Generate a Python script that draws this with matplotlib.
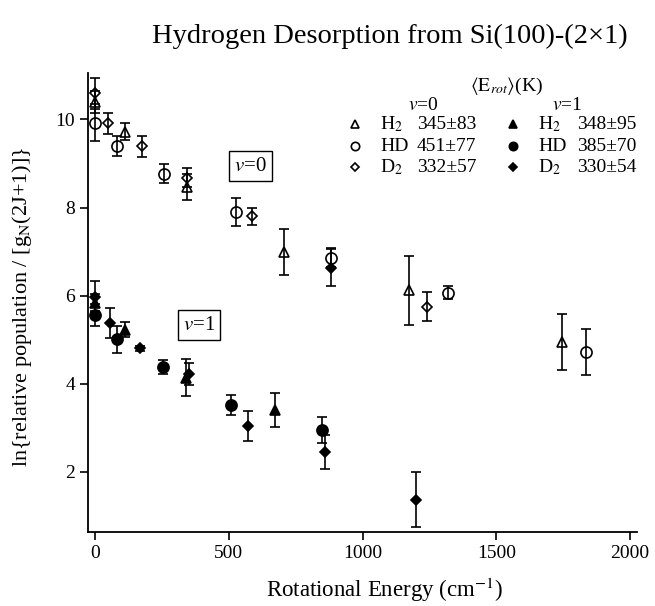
import numpy as np
import matplotlib
matplotlib.use("Agg")
import matplotlib.pyplot as plt

plt.rcParams['font.family'] = ['Liberation Serif', 'DejaVu Serif']
plt.rcParams['mathtext.fontset'] = 'stix'

# v=0 (open symbols)
h2_v0_x = [0, 112, 345, 706, 1174, 1745]
h2_v0_y = [10.40, 9.72, 8.47, 6.99, 6.12, 4.95]
h2_v0_e = [0.25, 0.19, 0.30, 0.52, 0.78, 0.63]

hd_v0_x = [0, 81, 258, 527, 881, 1321, 1835]
hd_v0_y = [9.92, 9.40, 8.77, 7.90, 6.86, 6.07, 4.72]
hd_v0_e = [0.42, 0.23, 0.22, 0.31, 0.22, 0.14, 0.53]

d2_v0_x = [0, 50, 174, 345, 586, 1240]
d2_v0_y = [10.59, 9.91, 9.39, 8.68, 7.80, 5.75]
d2_v0_e = [0.36, 0.24, 0.24, 0.22, 0.20, 0.33]

# the point near 880 that prints dark
d2_v0_dark_x = [881]
d2_v0_dark_y = [6.63]
d2_v0_dark_e = [0.42]

# v=1 (filled symbols)
h2_v1_x = [0, 112, 340, 673]
h2_v1_y = [5.84, 5.22, 4.13, 3.40]
h2_v1_e = [0.20, 0.17, 0.42, 0.38]

hd_v1_x = [0, 83, 253, 507, 847]
hd_v1_y = [5.57, 5.01, 4.38, 3.51, 2.95]
hd_v1_e = [0.25, 0.31, 0.16, 0.23, 0.30]

d2_v1_x = [0, 56, 168, 350, 573, 860, 1199]
d2_v1_y = [5.97, 5.38, 4.80, 4.22, 3.04, 2.45, 1.37]
d2_v1_e = [0.37, 0.34, 0.05, 0.25, 0.33, 0.38, 0.62]

legend_rows = [('H$_2$', '345±83', '348±95'),
               ('HD', '451±77', '385±70'),
               ('D$_2$', '332±57', '330±54')]

fig = plt.figure(figsize=(6.55, 6.06), dpi=100)
ax = fig.add_axes([0.1348, 0.1226, 0.8377, 0.7574])

def draw(x, y, e, marker, filled, ms):
    fc = 'black' if filled else 'none'
    ax.errorbar(x, y, yerr=e, fmt=marker, color='black', mfc=fc, mec='black',
                ms=ms, mew=1.2, elinewidth=1.2, capsize=3.5, capthick=1.2)

draw(h2_v0_x, h2_v0_y, h2_v0_e, '^', False, 7.5)
draw(hd_v0_x, hd_v0_y, hd_v0_e, 'o', False, 8)
draw(d2_v0_x, d2_v0_y, d2_v0_e, 'D', False, 5.5)
draw(d2_v0_dark_x, d2_v0_dark_y, d2_v0_dark_e, 'D', True, 5.5)
draw(h2_v1_x, h2_v1_y, h2_v1_e, '^', True, 7.5)
draw(hd_v1_x, hd_v1_y, hd_v1_e, 'o', True, 8)
draw(d2_v1_x, d2_v1_y, d2_v1_e, 'D', True, 5.5)

ax.set_xlim(-25, 2026)
ax.set_ylim(0.64, 11.06)
ax.set_xticks([0, 500, 1000, 1500, 2000])
ax.set_yticks([2, 4, 6, 8, 10])
ax.spines['top'].set_visible(False)
ax.spines['right'].set_visible(False)
for s in ['left', 'bottom']:
    ax.spines[s].set_linewidth(1.3)
ax.tick_params(direction='out', length=6, width=1.2, labelsize=14)

ax.set_xlabel('Rotational Energy (cm$^{-1}$)', fontsize=16.5)
ax.set_ylabel('ln{relative population / [g$_\\mathrm{N}$(2J+1)]}', fontsize=16)
ax.xaxis.set_label_coords(0.54, -0.127)
ax.xaxis.label.set_va('center')
ax.yaxis.set_label_coords(-0.121, 0.49)
ax.yaxis.label.set_va('center')

fig.text(390/655, 1 - 36/606, 'Hydrogen Desorption from Si(100)-(2×1)',
         ha='center', va='center', fontsize=20.5)

box = dict(boxstyle='square,pad=0.25', fc='white', ec='black', lw=1.0)
ax.text(582, 8.94, '$v$=0', fontsize=15, ha='center', va='center', bbox=box)
ax.text(389, 5.33, '$v$=1', fontsize=15, ha='center', va='center', bbox=box)

# legend block, in axes fractions
def fx(px):
    return (px - 88.3) / 548.7

def fy(py):
    return (531.7 - py) / 459.0

T = ax.transAxes
ax.text(fx(507), fy(86), r'$\left\langle\mathrm{E}_{rot}\right\rangle$(K)', transform=T,
        ha='center', va='center', fontsize=14)
ax.text(fx(423), fy(105), '$v$=0', transform=T, ha='center', va='center', fontsize=14)
ax.text(fx(567), fy(105), '$v$=1', transform=T, ha='center', va='center', fontsize=14)
marks = ['^', 'o', 'D']
sizes = [6, 6, 4.5]
for i, (name, a, b) in enumerate(legend_rows):
    py = [124, 146, 167][i]
    ax.plot([fx(355)], [fy(py)], marks[i], transform=T, mfc='none', mec='black',
            ms=sizes[i], mew=1.2, clip_on=False)
    ax.plot([fx(513)], [fy(py)], marks[i], transform=T, mfc='black', mec='black',
            ms=sizes[i], mew=1.2, clip_on=False)
    ax.text(fx(380), fy(py), name, transform=T, ha='left', va='center', fontsize=14)
    ax.text(fx(417), fy(py), a, transform=T, ha='left', va='center', fontsize=14)
    ax.text(fx(538), fy(py), name, transform=T, ha='left', va='center', fontsize=14)
    ax.text(fx(577), fy(py), b, transform=T, ha='left', va='center', fontsize=14)

fig.savefig('out.png', dpi=100)
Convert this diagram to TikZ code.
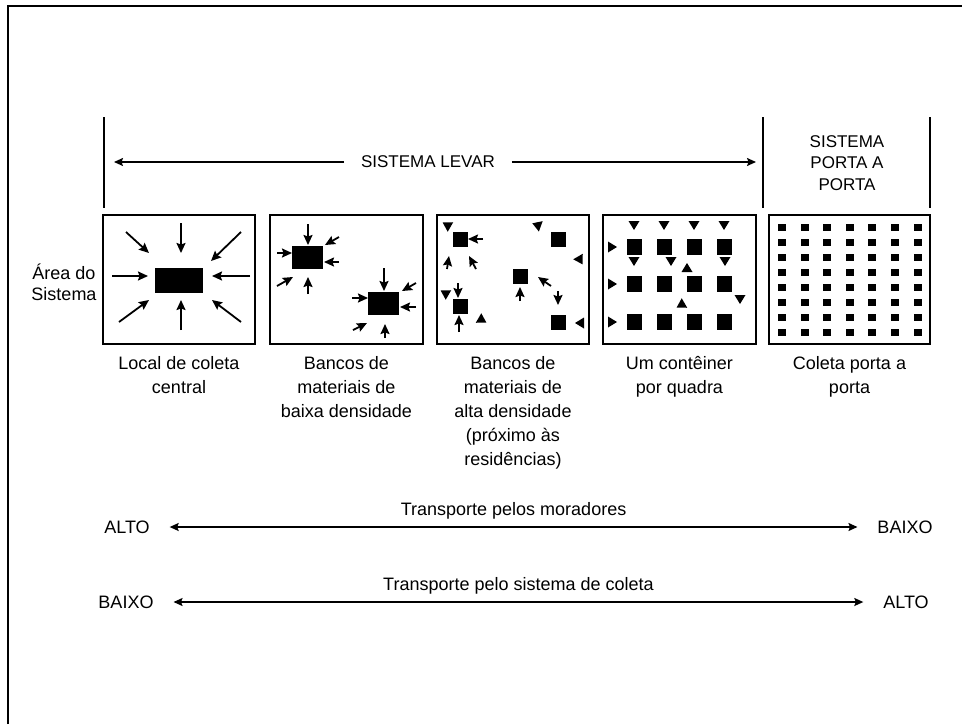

----

DIRECTIVE — All of the data above should be transcribed verbatim, with pictures omitted.

TASK RESPONSE —
Generate a Python script that draws this with matplotlib.
import numpy as np
import matplotlib
matplotlib.use("Agg")
import matplotlib.pyplot as plt

plt.rcParams['font.family'] = ['Liberation Serif', 'DejaVu Serif']
plt.rcParams['mathtext.fontset'] = 'stix'

# v=0 (open symbols)
h2_v0_x = [0, 112, 345, 706, 1174, 1745]
h2_v0_y = [10.40, 9.72, 8.47, 6.99, 6.12, 4.95]
h2_v0_e = [0.25, 0.19, 0.30, 0.52, 0.78, 0.63]

hd_v0_x = [0, 81, 258, 527, 881, 1321, 1835]
hd_v0_y = [9.92, 9.40, 8.77, 7.90, 6.86, 6.07, 4.72]
hd_v0_e = [0.42, 0.23, 0.22, 0.31, 0.22, 0.14, 0.53]

d2_v0_x = [0, 50, 174, 345, 586, 1240]
d2_v0_y = [10.59, 9.91, 9.39, 8.68, 7.80, 5.75]
d2_v0_e = [0.36, 0.24, 0.24, 0.22, 0.20, 0.33]

# the point near 880 that prints dark
d2_v0_dark_x = [881]
d2_v0_dark_y = [6.63]
d2_v0_dark_e = [0.42]

# v=1 (filled symbols)
h2_v1_x = [0, 112, 340, 673]
h2_v1_y = [5.84, 5.22, 4.13, 3.40]
h2_v1_e = [0.20, 0.17, 0.42, 0.38]

hd_v1_x = [0, 83, 253, 507, 847]
hd_v1_y = [5.57, 5.01, 4.38, 3.51, 2.95]
hd_v1_e = [0.25, 0.31, 0.16, 0.23, 0.30]

d2_v1_x = [0, 56, 168, 350, 573, 860, 1199]
d2_v1_y = [5.97, 5.38, 4.80, 4.22, 3.04, 2.45, 1.37]
d2_v1_e = [0.37, 0.34, 0.05, 0.25, 0.33, 0.38, 0.62]

legend_rows = [('H$_2$', '345±83', '348±95'),
               ('HD', '451±77', '385±70'),
               ('D$_2$', '332±57', '330±54')]

fig = plt.figure(figsize=(6.55, 6.06), dpi=100)
ax = fig.add_axes([0.1348, 0.1226, 0.8377, 0.7574])

def draw(x, y, e, marker, filled, ms):
    fc = 'black' if filled else 'none'
    ax.errorbar(x, y, yerr=e, fmt=marker, color='black', mfc=fc, mec='black',
                ms=ms, mew=1.2, elinewidth=1.2, capsize=3.5, capthick=1.2)

draw(h2_v0_x, h2_v0_y, h2_v0_e, '^', False, 7.5)
draw(hd_v0_x, hd_v0_y, hd_v0_e, 'o', False, 8)
draw(d2_v0_x, d2_v0_y, d2_v0_e, 'D', False, 5.5)
draw(d2_v0_dark_x, d2_v0_dark_y, d2_v0_dark_e, 'D', True, 5.5)
draw(h2_v1_x, h2_v1_y, h2_v1_e, '^', True, 7.5)
draw(hd_v1_x, hd_v1_y, hd_v1_e, 'o', True, 8)
draw(d2_v1_x, d2_v1_y, d2_v1_e, 'D', True, 5.5)

ax.set_xlim(-25, 2026)
ax.set_ylim(0.64, 11.06)
ax.set_xticks([0, 500, 1000, 1500, 2000])
ax.set_yticks([2, 4, 6, 8, 10])
ax.spines['top'].set_visible(False)
ax.spines['right'].set_visible(False)
for s in ['left', 'bottom']:
    ax.spines[s].set_linewidth(1.3)
ax.tick_params(direction='out', length=6, width=1.2, labelsize=14)

ax.set_xlabel('Rotational Energy (cm$^{-1}$)', fontsize=16.5)
ax.set_ylabel('ln{relative population / [g$_\\mathrm{N}$(2J+1)]}', fontsize=16)
ax.xaxis.set_label_coords(0.54, -0.127)
ax.xaxis.label.set_va('center')
ax.yaxis.set_label_coords(-0.121, 0.49)
ax.yaxis.label.set_va('center')

fig.text(390/655, 1 - 36/606, 'Hydrogen Desorption from Si(100)-(2×1)',
         ha='center', va='center', fontsize=20.5)

box = dict(boxstyle='square,pad=0.25', fc='white', ec='black', lw=1.0)
ax.text(582, 8.94, '$v$=0', fontsize=15, ha='center', va='center', bbox=box)
ax.text(389, 5.33, '$v$=1', fontsize=15, ha='center', va='center', bbox=box)

# legend block, in axes fractions
def fx(px):
    return (px - 88.3) / 548.7

def fy(py):
    return (531.7 - py) / 459.0

T = ax.transAxes
ax.text(fx(507), fy(86), r'$\left\langle\mathrm{E}_{rot}\right\rangle$(K)', transform=T,
        ha='center', va='center', fontsize=14)
ax.text(fx(423), fy(105), '$v$=0', transform=T, ha='center', va='center', fontsize=14)
ax.text(fx(567), fy(105), '$v$=1', transform=T, ha='center', va='center', fontsize=14)
marks = ['^', 'o', 'D']
sizes = [6, 6, 4.5]
for i, (name, a, b) in enumerate(legend_rows):
    py = [124, 146, 167][i]
    ax.plot([fx(355)], [fy(py)], marks[i], transform=T, mfc='none', mec='black',
            ms=sizes[i], mew=1.2, clip_on=False)
    ax.plot([fx(513)], [fy(py)], marks[i], transform=T, mfc='black', mec='black',
            ms=sizes[i], mew=1.2, clip_on=False)
    ax.text(fx(380), fy(py), name, transform=T, ha='left', va='center', fontsize=14)
    ax.text(fx(417), fy(py), a, transform=T, ha='left', va='center', fontsize=14)
    ax.text(fx(538), fy(py), name, transform=T, ha='left', va='center', fontsize=14)
    ax.text(fx(577), fy(py), b, transform=T, ha='left', va='center', fontsize=14)

fig.savefig('out.png', dpi=100)
Convert this diagram to TikZ code.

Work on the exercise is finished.